The other thing that nagged me was the ending when we learn that Faithful is dead. Since he has been around for much of the story and has served as Alanna’s confidant and adviser, his death should of evoked a strong emotion from the readers. (It didn’t happen for me.) But I guess that did not happen since there is much we do not know about him, which I am surprised Alanna was not curious to find out. I believe this is why I did not grieve with Alanna for him. He was not a full character and thus not really there. He was simply a voice that nagged at Alanna and offered advice every now and then. Just a conscience. The Dragon and Thom also die but the Dragon could have been omitted from the start and Thom was hardly around anyway. Of course, Alanna kills Roger again which, after the fight with Chitral, didn’t stand out to me. He should of stayed gone the first time but I do like that it is her twin, her opposite, who raised Roger from the dead.

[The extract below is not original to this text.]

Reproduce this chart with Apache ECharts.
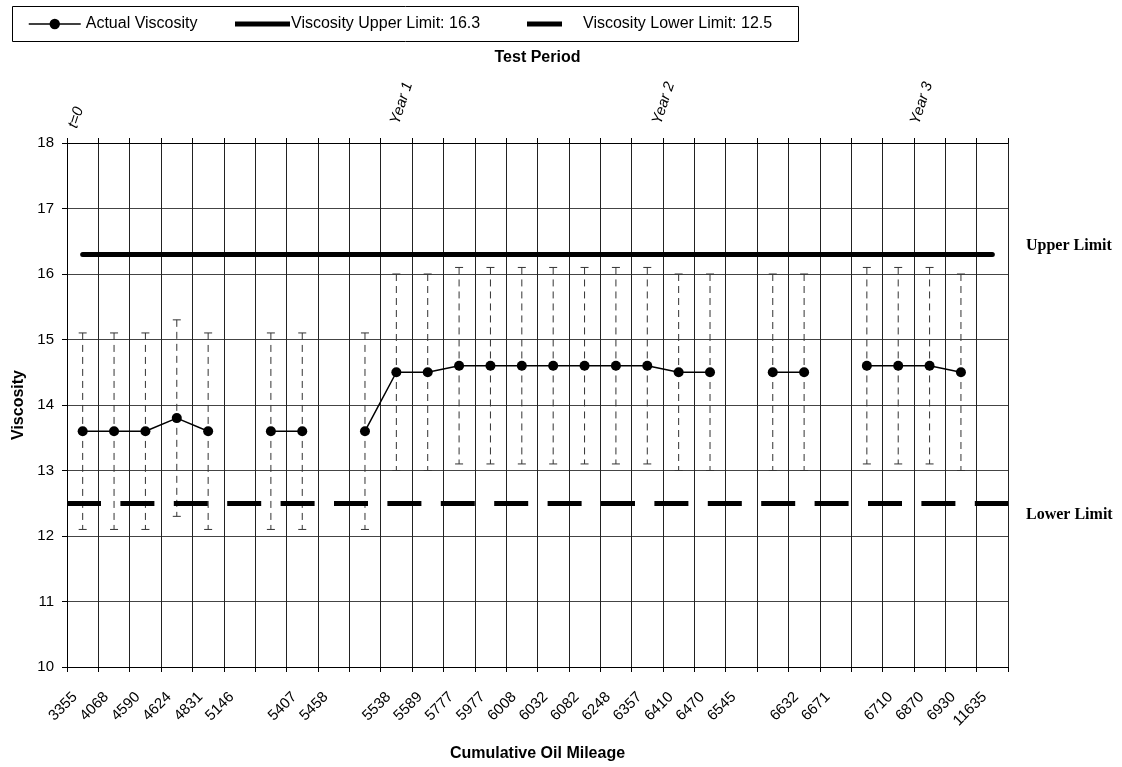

Despite this, Lioness Rampant was a good read. My favorite part, of course, is when Alanna battles Chitral. She had to use every technique she learned throughout the years to fight him. And I like to believe that she had to be wholly Alanna, the lady-knight, to succeed in that battle. She hates the cold and had no idea what it is she would have to fight to win the jewel, but she was not deterred. Alanna faced both her fear and the unknown to reach her goal. And by the end of the book, there is no question that she deserves to be a lady-knight.